In light of the recent Supreme Court decision upholding the constitutional of same-sex marriages, I would like to add this amendment. My good friend Rabbi Gil Student wrote some interesting insights on the opinion from an Orthodox Jewish perspective. One of his points is that when the Torah was given at Sinai, Moses presented some new prohibitions regarding who can marry. For example, although Jacob married sisters (Gen. 29), and Moses' father married his aunt (Ex. 6:20), the Sinai commandments directly prohibited marriages with close relatives (Lev. 18).

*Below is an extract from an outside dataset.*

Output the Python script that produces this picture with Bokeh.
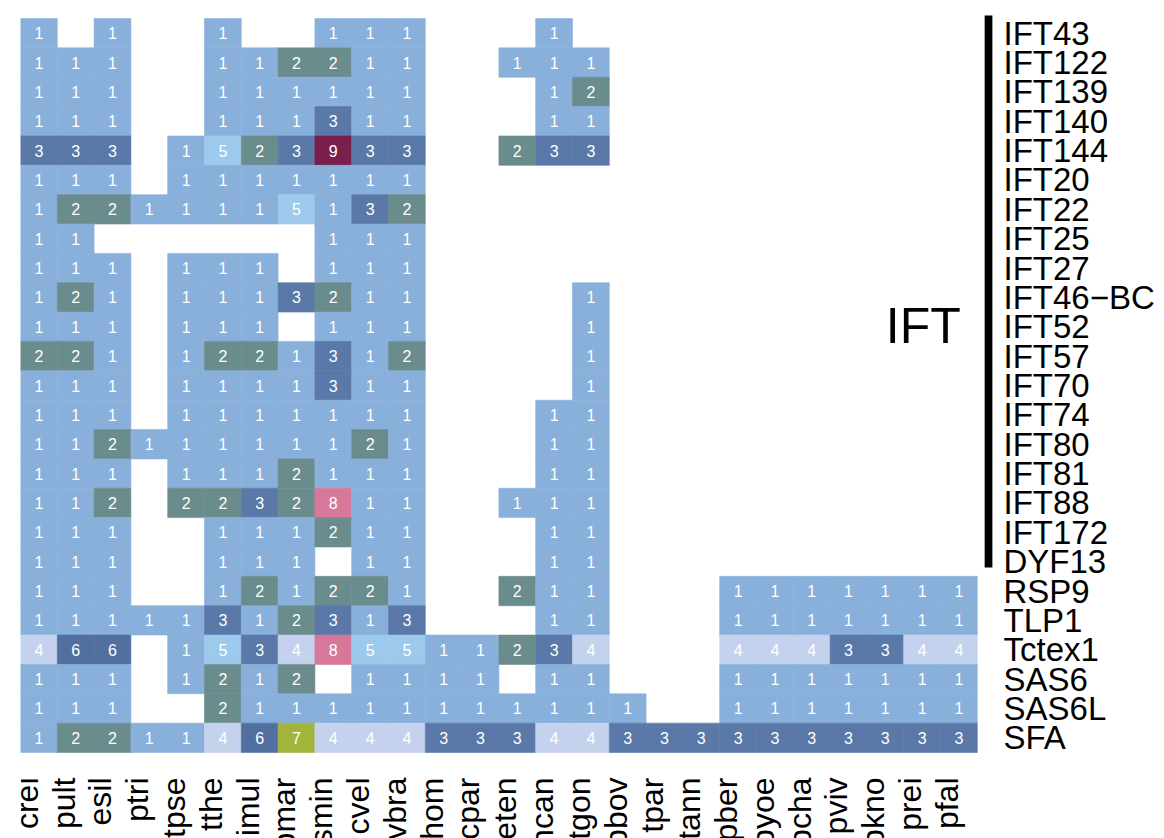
import math
from bokeh.plotting import figure
from bokeh.models import ColumnDataSource, FixedTicker, Range1d, Label
from bokeh.core.properties import value
from bokeh.embed import file_html
from bokeh.resources import INLINE

# ---------------- data ----------------
species = ["crei", "pult", "esil", "ptri", "tpse", "tthe", "imul", "pmar", "smin",
           "cvel", "vbra", "chom", "cpar", "eten", "ncan", "tgon", "bbov", "tpar",
           "tann", "pber", "pyoe", "pcha", "pviv", "pkno", "prei", "pfal"]

genes = ["IFT43", "IFT122", "IFT139", "IFT140", "IFT144", "IFT20", "IFT22", "IFT25",
         "IFT27", "IFT46\u2212BC", "IFT52", "IFT57", "IFT70", "IFT74", "IFT80", "IFT81",
         "IFT88", "IFT172", "DYF13", "RSP9", "TLP1", "Tctex1", "SAS6", "SAS6L", "SFA"]

ift_genes = genes[:19]
group_label = "IFT"

#            crei pult esil ptri tpse tthe imul pmar smin cvel vbra chom cpar eten ncan tgon bbov tpar tann pber pyoe pcha pviv pkno prei pfal
IFT43    = [1, 0, 1, 0, 0, 1, 0, 0, 1, 1, 1, 0, 0, 0, 1, 0, 0, 0, 0, 0, 0, 0, 0, 0, 0, 0]
IFT122   = [1, 1, 1, 0, 0, 1, 1, 2, 2, 1, 1, 0, 0, 1, 1, 1, 0, 0, 0, 0, 0, 0, 0, 0, 0, 0]
IFT139   = [1, 1, 1, 0, 0, 1, 1, 1, 1, 1, 1, 0, 0, 0, 1, 2, 0, 0, 0, 0, 0, 0, 0, 0, 0, 0]
IFT140   = [1, 1, 1, 0, 0, 1, 1, 1, 3, 1, 1, 0, 0, 0, 1, 1, 0, 0, 0, 0, 0, 0, 0, 0, 0, 0]
IFT144   = [3, 3, 3, 0, 1, 5, 2, 3, 9, 3, 3, 0, 0, 2, 3, 3, 0, 0, 0, 0, 0, 0, 0, 0, 0, 0]
IFT20    = [1, 1, 1, 0, 1, 1, 1, 1, 1, 1, 1, 0, 0, 0, 0, 0, 0, 0, 0, 0, 0, 0, 0, 0, 0, 0]
IFT22    = [1, 2, 2, 1, 1, 1, 1, 5, 1, 3, 2, 0, 0, 0, 0, 0, 0, 0, 0, 0, 0, 0, 0, 0, 0, 0]
IFT25    = [1, 1, 0, 0, 0, 0, 0, 0, 1, 1, 1, 0, 0, 0, 0, 0, 0, 0, 0, 0, 0, 0, 0, 0, 0, 0]
IFT27    = [1, 1, 1, 0, 1, 1, 1, 0, 1, 1, 1, 0, 0, 0, 0, 0, 0, 0, 0, 0, 0, 0, 0, 0, 0, 0]
IFT46_BC = [1, 2, 1, 0, 1, 1, 1, 3, 2, 1, 1, 0, 0, 0, 0, 1, 0, 0, 0, 0, 0, 0, 0, 0, 0, 0]
IFT52    = [1, 1, 1, 0, 1, 1, 1, 0, 1, 1, 1, 0, 0, 0, 0, 1, 0, 0, 0, 0, 0, 0, 0, 0, 0, 0]
IFT57    = [2, 2, 1, 0, 1, 2, 2, 1, 3, 1, 2, 0, 0, 0, 0, 1, 0, 0, 0, 0, 0, 0, 0, 0, 0, 0]
IFT70    = [1, 1, 1, 0, 1, 1, 1, 1, 3, 1, 1, 0, 0, 0, 0, 1, 0, 0, 0, 0, 0, 0, 0, 0, 0, 0]
IFT74    = [1, 1, 1, 0, 1, 1, 1, 1, 1, 1, 1, 0, 0, 0, 1, 1, 0, 0, 0, 0, 0, 0, 0, 0, 0, 0]
IFT80    = [1, 1, 2, 1, 1, 1, 1, 1, 1, 2, 1, 0, 0, 0, 1, 1, 0, 0, 0, 0, 0, 0, 0, 0, 0, 0]
IFT81    = [1, 1, 1, 0, 1, 1, 1, 2, 1, 1, 1, 0, 0, 0, 1, 1, 0, 0, 0, 0, 0, 0, 0, 0, 0, 0]
IFT88    = [1, 1, 2, 0, 2, 2, 3, 2, 8, 1, 1, 0, 0, 1, 1, 1, 0, 0, 0, 0, 0, 0, 0, 0, 0, 0]
IFT172   = [1, 1, 1, 0, 0, 1, 1, 1, 2, 1, 1, 0, 0, 0, 1, 1, 0, 0, 0, 0, 0, 0, 0, 0, 0, 0]
DYF13    = [1, 1, 1, 0, 0, 1, 1, 1, 0, 1, 1, 0, 0, 0, 1, 1, 0, 0, 0, 0, 0, 0, 0, 0, 0, 0]
RSP9     = [1, 1, 1, 0, 0, 1, 2, 1, 2, 2, 1, 0, 0, 2, 1, 1, 0, 0, 0, 1, 1, 1, 1, 1, 1, 1]
TLP1     = [1, 1, 1, 1, 1, 3, 1, 2, 3, 1, 3, 0, 0, 0, 1, 1, 0, 0, 0, 1, 1, 1, 1, 1, 1, 1]
Tctex1   = [4, 6, 6, 0, 1, 5, 3, 4, 8, 5, 5, 1, 1, 2, 3, 4, 0, 0, 0, 4, 4, 4, 3, 3, 4, 4]
SAS6     = [1, 1, 1, 0, 1, 2, 1, 2, 0, 1, 1, 1, 1, 0, 1, 1, 0, 0, 0, 1, 1, 1, 1, 1, 1, 1]
SAS6L    = [1, 1, 1, 0, 0, 2, 1, 1, 1, 1, 1, 1, 1, 1, 1, 1, 1, 0, 0, 1, 1, 1, 1, 1, 1, 1]
SFA      = [1, 2, 2, 1, 1, 4, 6, 7, 4, 4, 4, 3, 3, 3, 4, 4, 3, 3, 3, 3, 3, 3, 3, 3, 3, 3]

counts = [IFT43, IFT122, IFT139, IFT140, IFT144, IFT20, IFT22, IFT25, IFT27, IFT46_BC,
          IFT52, IFT57, IFT70, IFT74, IFT80, IFT81, IFT88, IFT172, DYF13, RSP9, TLP1,
          Tctex1, SAS6, SAS6L, SFA]

# ---------------- style ----------------
palette = {1: "#88B0DB", 2: "#6B8C8C", 3: "#5A79A8", 4: "#C4D2EE", 5: "#9DCAEC",
           6: "#52709F", 7: "#A2B53A", 8: "#D5789B", 9: "#7A1F4C"}
FONT = "Liberation Sans"

W, H = 1162, 838
CW, RH = 36.8, 29.36          # pixel size of one cell
LEFT, TOP = 20, 14
FRAME_W = 977
HEAT_H = 738                  # frame top to bottom of heatmap (px)

n_rows = len(genes)
n_cols = len(species)

xs, ys, fills, txts = [], [], [], []
for r, row in enumerate(counts):
    for c, v in enumerate(row):
        if v:
            xs.append(c + 0.5)
            ys.append(n_rows - 1 - r + 0.5)
            fills.append(palette[v])
            txts.append(str(v))
src = ColumnDataSource(dict(x=xs, y=ys, fill=fills, txt=txts))

y_top = HEAT_H / RH
y_bot = -(H - TOP - HEAT_H) / RH

p = figure(width=W, height=H, x_range=Range1d(0, FRAME_W / CW), y_range=Range1d(y_bot, y_top),
           x_axis_location=None, y_axis_location="right", toolbar_location=None,
           output_backend="svg", min_border_left=LEFT, min_border_top=TOP,
           min_border_right=W - LEFT - FRAME_W, min_border_bottom=0)
p.outline_line_color = None
p.grid.visible = False
p.background_fill_color = "white"
p.border_fill_color = "white"

p.rect(x="x", y="y", width=1, height=1, source=src, fill_color="fill",
       line_color="fill", line_width=0.6)
p.text(x="x", y="y", text="txt", source=src, text_color="white",
       text_align="center", text_baseline="middle", text_font_size="16px",
       text_font=value(FONT))

# species labels (rotated, bottom)
lab_y = -25 / RH
p.text(x=[c + 0.5 - 0.33 for c in range(n_cols)], y=[lab_y] * n_cols, text=species,
       angle=math.pi / 2, text_align="right", text_baseline="alphabetic",
       text_color="black", text_font_size="32px", text_font=value(FONT))

# group bar for IFT genes
n_ift = len(ift_genes)
p.quad(left=[26.2], right=[26.41], bottom=[n_rows - n_ift + 0.3], top=[n_rows + 0.1],
       fill_color="black", line_color=None)
p.add_layout(Label(x=25.55, y=14.54, text=group_label, text_align="right",
                   text_baseline="alphabetic", text_font_size="50px",
                   text_font=FONT, text_color="black"))

# gene labels (right axis)
ticks = [n_rows - 1 - r + 0.5 for r in range(n_rows)]
ax = p.yaxis[0]
ax.ticker = FixedTicker(ticks=ticks)
ax.major_label_overrides = {t: g for t, g in zip(ticks, genes)}
ax.major_tick_out = 0
ax.major_tick_in = 0
ax.minor_tick_out = 0
ax.minor_tick_in = 0
ax.axis_line_color = None
ax.major_label_standoff = 6
ax.major_label_text_font_size = "33px"
ax.major_label_text_font = FONT
ax.major_label_text_color = "black"

open("out.html", "w").write(file_html(p, INLINE))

The reaction to these laws came as a blow to families where near relatives were married and would now have to divorce. We find this hinted at Numbers 11:10, which tells us that "Moshe heard the people weeping, family by family." The Gemara of the Babylonian Talmud (Yoma 75a) interprets the phrase "family by family" to mean that the people were crying "about family matters," the newly forbidden relationships. Rashi, commenting on that verse, explains that the crying was about the new prohibitions above and beyond the seven Noahide commandments. The Jerusalem Talmud (Ta'anis 5:4), written well before the Babylonian Talmud, agrees that this is what the families were crying about.
However, Maimonedes (Mishneh Torah, Hilchos Issurei Bi'ah 22:18) seems to say that the people were crying over all the forbidden relationships, even those of the Noahide commandments. See also Babyl Talmud, Shabbat 130a.
Undoubtedly, the Jews who heard Moses give these commandments had the response: "What about love? Can't two people who love each other be married to each other." The Bible, however, tells us that despite the love a brother and sister might have for each other, or a uncle and niece, or two men or two women, the argument was not relevant to God. Whatever His reasoning, He made the rule and we follow it obediently, even if we subjectively disagree.